- **GOAL**
Leave out the pictures and reproduce all of the data exactly.

- **DATASET SECTION**
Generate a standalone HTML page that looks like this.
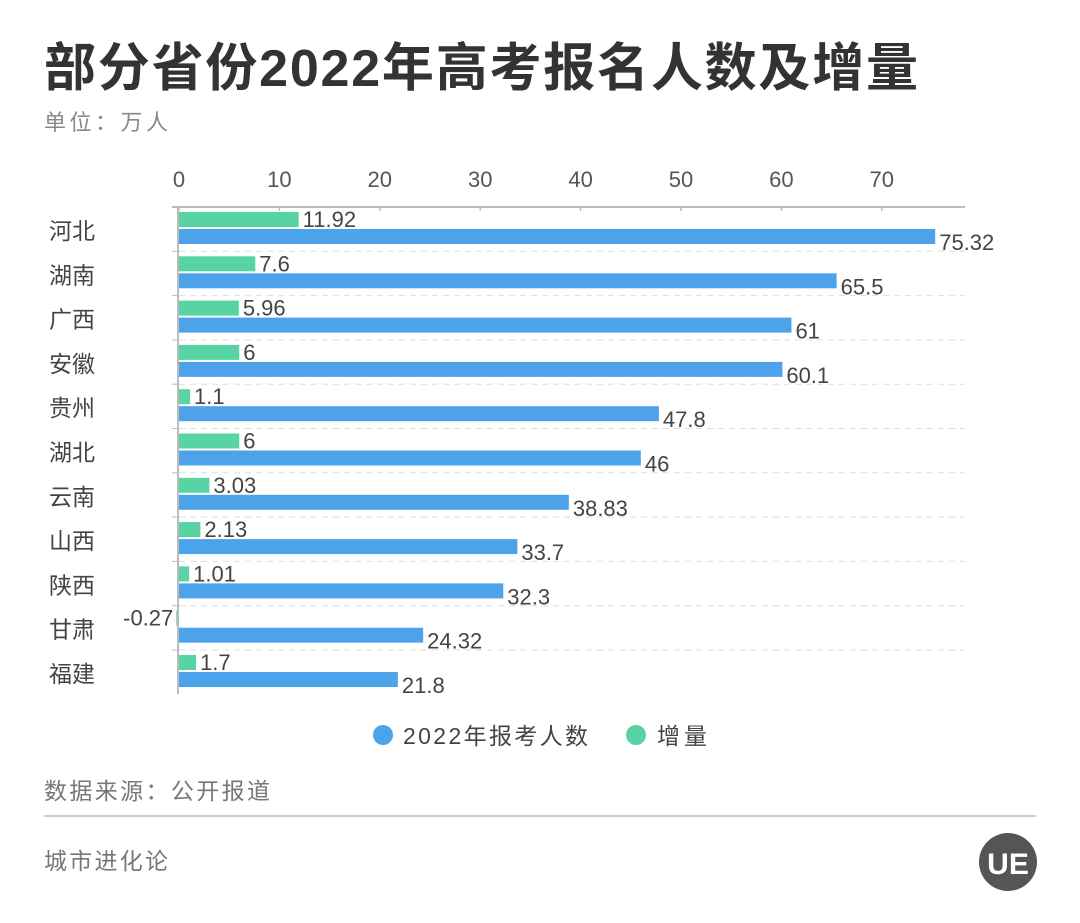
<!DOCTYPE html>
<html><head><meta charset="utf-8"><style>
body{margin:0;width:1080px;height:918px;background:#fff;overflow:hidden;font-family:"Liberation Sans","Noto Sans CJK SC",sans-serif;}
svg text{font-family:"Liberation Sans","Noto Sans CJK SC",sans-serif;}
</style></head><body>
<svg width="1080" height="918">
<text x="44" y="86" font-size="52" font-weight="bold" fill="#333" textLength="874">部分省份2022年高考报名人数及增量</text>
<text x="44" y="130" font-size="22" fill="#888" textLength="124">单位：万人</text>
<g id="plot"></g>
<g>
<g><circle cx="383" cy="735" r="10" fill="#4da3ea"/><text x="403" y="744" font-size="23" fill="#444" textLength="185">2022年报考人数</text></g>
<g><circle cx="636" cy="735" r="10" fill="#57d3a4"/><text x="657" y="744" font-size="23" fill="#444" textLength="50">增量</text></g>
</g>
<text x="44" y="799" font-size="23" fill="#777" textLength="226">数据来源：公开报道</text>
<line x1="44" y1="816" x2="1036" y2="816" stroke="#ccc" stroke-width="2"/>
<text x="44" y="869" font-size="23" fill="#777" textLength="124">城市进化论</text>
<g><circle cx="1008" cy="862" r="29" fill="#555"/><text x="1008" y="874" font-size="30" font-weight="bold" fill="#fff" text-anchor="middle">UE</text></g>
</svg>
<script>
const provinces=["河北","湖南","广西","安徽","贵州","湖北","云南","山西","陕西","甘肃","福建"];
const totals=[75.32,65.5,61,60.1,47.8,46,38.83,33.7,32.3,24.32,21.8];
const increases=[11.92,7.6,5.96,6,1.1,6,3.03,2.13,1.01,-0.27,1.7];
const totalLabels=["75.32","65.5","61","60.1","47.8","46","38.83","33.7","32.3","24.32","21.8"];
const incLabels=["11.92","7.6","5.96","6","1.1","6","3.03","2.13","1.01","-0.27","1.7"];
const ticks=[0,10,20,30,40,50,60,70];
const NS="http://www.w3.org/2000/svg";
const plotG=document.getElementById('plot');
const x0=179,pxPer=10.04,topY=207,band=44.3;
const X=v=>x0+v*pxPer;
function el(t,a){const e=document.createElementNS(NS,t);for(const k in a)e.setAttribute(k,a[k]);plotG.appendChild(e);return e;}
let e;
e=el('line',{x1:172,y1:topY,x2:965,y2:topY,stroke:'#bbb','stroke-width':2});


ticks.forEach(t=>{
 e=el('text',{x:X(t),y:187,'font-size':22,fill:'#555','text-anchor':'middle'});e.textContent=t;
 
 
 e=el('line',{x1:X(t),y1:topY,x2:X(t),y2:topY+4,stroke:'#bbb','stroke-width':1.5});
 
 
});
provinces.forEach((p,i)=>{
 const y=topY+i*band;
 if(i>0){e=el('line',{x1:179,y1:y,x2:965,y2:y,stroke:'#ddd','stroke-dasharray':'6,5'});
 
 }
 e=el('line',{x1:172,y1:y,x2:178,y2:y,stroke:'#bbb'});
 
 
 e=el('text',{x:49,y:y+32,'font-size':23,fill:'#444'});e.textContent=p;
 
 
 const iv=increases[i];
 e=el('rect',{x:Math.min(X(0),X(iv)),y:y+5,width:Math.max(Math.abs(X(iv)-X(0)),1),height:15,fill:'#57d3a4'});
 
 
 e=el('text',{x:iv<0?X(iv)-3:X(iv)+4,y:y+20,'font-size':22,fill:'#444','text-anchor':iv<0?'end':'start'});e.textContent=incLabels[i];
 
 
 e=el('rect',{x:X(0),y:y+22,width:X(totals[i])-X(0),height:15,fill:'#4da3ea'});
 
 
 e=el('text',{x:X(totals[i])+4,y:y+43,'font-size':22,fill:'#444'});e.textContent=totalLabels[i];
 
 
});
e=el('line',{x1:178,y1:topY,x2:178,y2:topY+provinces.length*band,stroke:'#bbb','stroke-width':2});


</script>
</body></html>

- **OUTPUT BELOW**
Generate a standalone HTML page that looks like this.
<!DOCTYPE html>
<html><head><meta charset="utf-8"><style>
body{margin:0;width:1080px;height:918px;background:#fff;overflow:hidden;font-family:"Liberation Sans","Noto Sans CJK SC",sans-serif;}
svg text{font-family:"Liberation Sans","Noto Sans CJK SC",sans-serif;}
</style></head><body>
<svg width="1080" height="918">
<text x="44" y="86" font-size="52" font-weight="bold" fill="#333" textLength="874">部分省份2022年高考报名人数及增量</text>
<text x="44" y="130" font-size="22" fill="#888" textLength="124">单位：万人</text>
<g id="plot"></g>
<g>
<g><circle cx="383" cy="735" r="10" fill="#4da3ea"/><text x="403" y="744" font-size="23" fill="#444" textLength="185">2022年报考人数</text></g>
<g><circle cx="636" cy="735" r="10" fill="#57d3a4"/><text x="657" y="744" font-size="23" fill="#444" textLength="50">增量</text></g>
</g>
<text x="44" y="799" font-size="23" fill="#777" textLength="226">数据来源：公开报道</text>
<line x1="44" y1="816" x2="1036" y2="816" stroke="#ccc" stroke-width="2"/>
<text x="44" y="869" font-size="23" fill="#777" textLength="124">城市进化论</text>
<g><circle cx="1008" cy="862" r="29" fill="#555"/><text x="1008" y="874" font-size="30" font-weight="bold" fill="#fff" text-anchor="middle">UE</text></g>
</svg>
<script>
const provinces=["河北","湖南","广西","安徽","贵州","湖北","云南","山西","陕西","甘肃","福建"];
const totals=[75.32,65.5,61,60.1,47.8,46,38.83,33.7,32.3,24.32,21.8];
const increases=[11.92,7.6,5.96,6,1.1,6,3.03,2.13,1.01,-0.27,1.7];
const totalLabels=["75.32","65.5","61","60.1","47.8","46","38.83","33.7","32.3","24.32","21.8"];
const incLabels=["11.92","7.6","5.96","6","1.1","6","3.03","2.13","1.01","-0.27","1.7"];
const ticks=[0,10,20,30,40,50,60,70];
const NS="http://www.w3.org/2000/svg";
const plotG=document.getElementById('plot');
const x0=179,pxPer=10.04,topY=207,band=44.3;
const X=v=>x0+v*pxPer;
function el(t,a){const e=document.createElementNS(NS,t);for(const k in a)e.setAttribute(k,a[k]);plotG.appendChild(e);return e;}
let e;
e=el('line',{x1:172,y1:topY,x2:965,y2:topY,stroke:'#bbb','stroke-width':2});


ticks.forEach(t=>{
 e=el('text',{x:X(t),y:187,'font-size':22,fill:'#555','text-anchor':'middle'});e.textContent=t;
 
 
 e=el('line',{x1:X(t),y1:topY,x2:X(t),y2:topY+4,stroke:'#bbb','stroke-width':1.5});
 
 
});
provinces.forEach((p,i)=>{
 const y=topY+i*band;
 if(i>0){e=el('line',{x1:179,y1:y,x2:965,y2:y,stroke:'#ddd','stroke-dasharray':'6,5'});
 
 }
 e=el('line',{x1:172,y1:y,x2:178,y2:y,stroke:'#bbb'});
 
 
 e=el('text',{x:49,y:y+32,'font-size':23,fill:'#444'});e.textContent=p;
 
 
 const iv=increases[i];
 e=el('rect',{x:Math.min(X(0),X(iv)),y:y+5,width:Math.max(Math.abs(X(iv)-X(0)),1),height:15,fill:'#57d3a4'});
 
 
 e=el('text',{x:iv<0?X(iv)-3:X(iv)+4,y:y+20,'font-size':22,fill:'#444','text-anchor':iv<0?'end':'start'});e.textContent=incLabels[i];
 
 
 e=el('rect',{x:X(0),y:y+22,width:X(totals[i])-X(0),height:15,fill:'#4da3ea'});
 
 
 e=el('text',{x:X(totals[i])+4,y:y+43,'font-size':22,fill:'#444'});e.textContent=totalLabels[i];
 
 
});
e=el('line',{x1:178,y1:topY,x2:178,y2:topY+provinces.length*band,stroke:'#bbb','stroke-width':2});


</script>
</body></html>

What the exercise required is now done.